Bringing a meme from last year back up just to discuss a tad bit more seriously seems like something this post will have underlying inside it. It seems almost comical, like a joke someoje would’ve made at a High School Reunion part just to sound witty.
However, when a meme carries a really serious message, there’s more than a generic probability than you’d recall it.
Those lurking in StackOverflow circa 2009 would immediately recognize the title of the post as a great example of a “meme that actually is a great life lesson” and the meme would eventually be on repeat due to the ever-increasing number of newcomers that does what the meme says to not do.
Don’t parse (X)HTML with Regular Expression (RegEx)
What started out as a normal and regular-looking answer at StackOverflow, albeit sounding a bit subjective and rant-y quickly devolved into a textual art. A performance pulled smoothly, that no one dared to edit (or even flag) it as incorrect.
I’m talking about the famous reply at StackOverflow – a reply to the question “how to parse HTML using regex?”
While the post tends toward the sarcastic and humorous side, there’s a message repeated over and over again in the post. You shouldn’t use regex to parse HTML.
I, myself, have received countless of messages regarding this particular topic. It’s safe to say it’s all white-noise nowadays, but I had to repeat the same answer as if I’m a voicemail.
So why shouldn’t you use RegEx to parse (X)HTML?
Sure, we have been there sometimes. It’s just to retrieve some information and store it somewhere else, something as simple as regex can definitely handle that. I mean, what could go wrong?
**Many. Many things could go wrong.**
The imminent danger of using regex to parse a context-free language (HTML) is as clear as day. Regex, as the name suggests, parses regular languages. HTML on the other hand is a totally different beast to handle.
It’s easy when you just want to be dirty and use regex to find a pattern as easy as an URL, for example. Mostly because you probably know the basic forms of URL, it either starts with “http://”, “https://”, “www” or it ends with a specific domain (.com, .org, etc).

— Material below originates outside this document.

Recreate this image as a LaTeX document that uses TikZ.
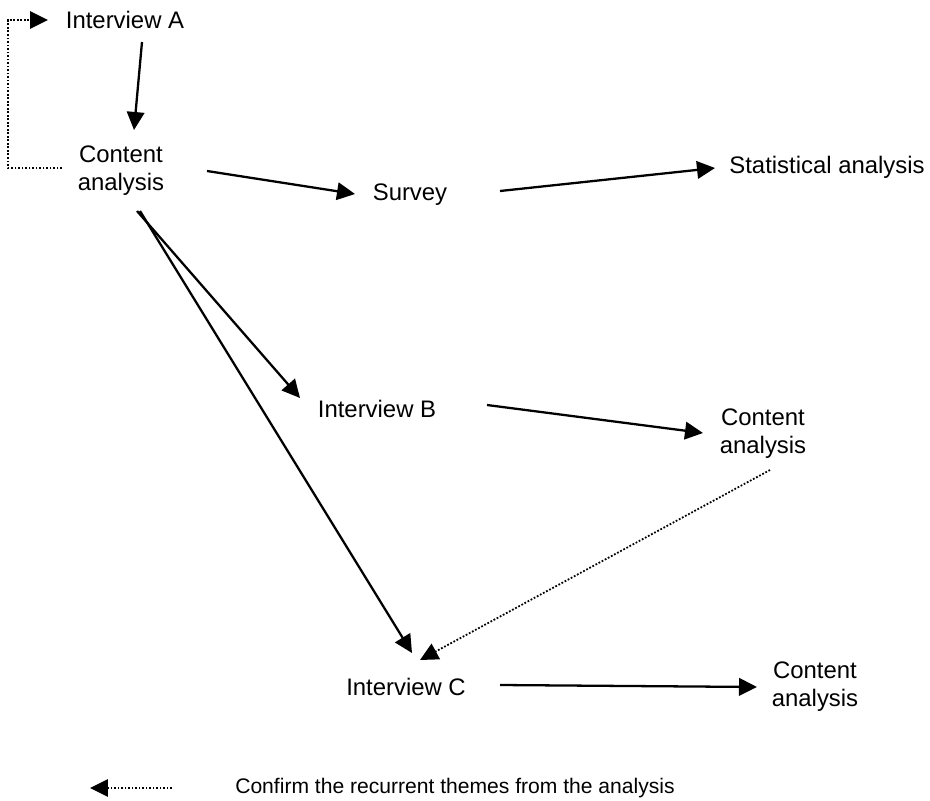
\documentclass[tikz,border=0pt]{standalone}
\usepackage{fontspec}
\setmainfont{Liberation Sans}
\usetikzlibrary{arrows.meta,calc}
\begin{document}
\begin{tikzpicture}[x=0.02cm,y=-0.02cm]
	\tikzstyle{every node}=[inner sep=0pt,align=center,font=\fontsize{13.6}{16}\selectfont]
	\tikzstyle{link}=[-{Triangle[length=0.36cm,width=0.35cm]},line width=1.3pt]
	\tikzstyle{recheck}=[link,line width=1pt,densely dotted]
	\useasboundingbox (0,0) rectangle (930,801);

	%% stages
	\node (iA)   at (125,20)  {Interview A};
	\node (ca1)  at (121,171) {Content\\analysis};
	\node (surv) at (410,195) {Survey};
	\node (stat) at (827,167) {Statistical analysis};
	\node (iB)   at (377,409) {Interview B};
	\node (ca2)  at (763,434) {Content\\analysis};
	\node (iC)   at (406,687) {Interview C};
	\node (ca3)  at (815,687) {Content\\analysis};

	%% solid links
	\draw [link] ($(iA)+(17,22)$)    -- ($(ca1)+(13,-41)$);
	\draw [link] ($(ca1)+(86,0)$)    -- ($(surv)+(-55,-1)$);
	\draw [link] ($(surv)+(90,-4)$)  -- ($(stat)+(-112,1)$);
	\draw [link] ($(ca1)+(16,40)$)   -- ($(iB)+(-77,-11)$);
	\draw [link] ($(ca1)+(19,40)$)   -- ($(iC)+(6,-34)$);
	\draw [link] ($(iB)+(110,-4)$)   -- ($(ca2)+(-60,-1)$);
	\draw [link] ($(iC)+(94,-2)$)    -- ($(ca3)+(-58,0)$);

	%% dotted links
	\coordinate (turn) at (8,168);
	\draw [recheck] ($(ca1)+(-59,-3)$) -- (turn) |- ($(iA)+(-77,0)$);
	\draw [recheck] ($(ca2)+(7,36)$) -- ($(iC)+(14,-27)$);

	%% key
	\coordinate (keyend) at (172,788);
	\coordinate (keytip) at (90,788);
	\draw [recheck] (keyend) -- (keytip);
	\node (key) at (455,788) [font=\fontsize{12}{14}\selectfont] {Confirm the recurrent themes from the analysis};

\end{tikzpicture}
\end{document}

However, when you try to be specific and say you want to match URLs that are not commented out (<!– Like this –>), and the URL has to be in some very specific element in with a specific classname, that’s when you should start looking for alternatives.
Regex simply won’t cover all the possible HTML structures either. Seeing regex is unable (or more accurately, shouldn’t) to parse a nested tags, you should immediately think that you shouldn’t use regex to parse HTML.
You’d spend hours figuring out and trying patch up all plausible patterns you may think of. And it is possible to parse HTML using regex, depending on your use-case, seeing that some people do know exactly what they need and thus can quickly filter out the scope of their regex pattern.
But if you don’t know what you’ll be dealing with and you’ve started typing out that “brilliant” regex pattern into your code, just heed the prohibition the meme have written clearly and follow the message left by the author of the meme at the end of the page:
Consider a premade HTML/XML parser instead
tl;dr for busy people-
* Author’s note: This is a bit of a rant just to stop my colleagues from asking if they parse HTML using regex. Thank you for bearing with my rant.
That said, stop parsing (X)HTML with regular expression, please!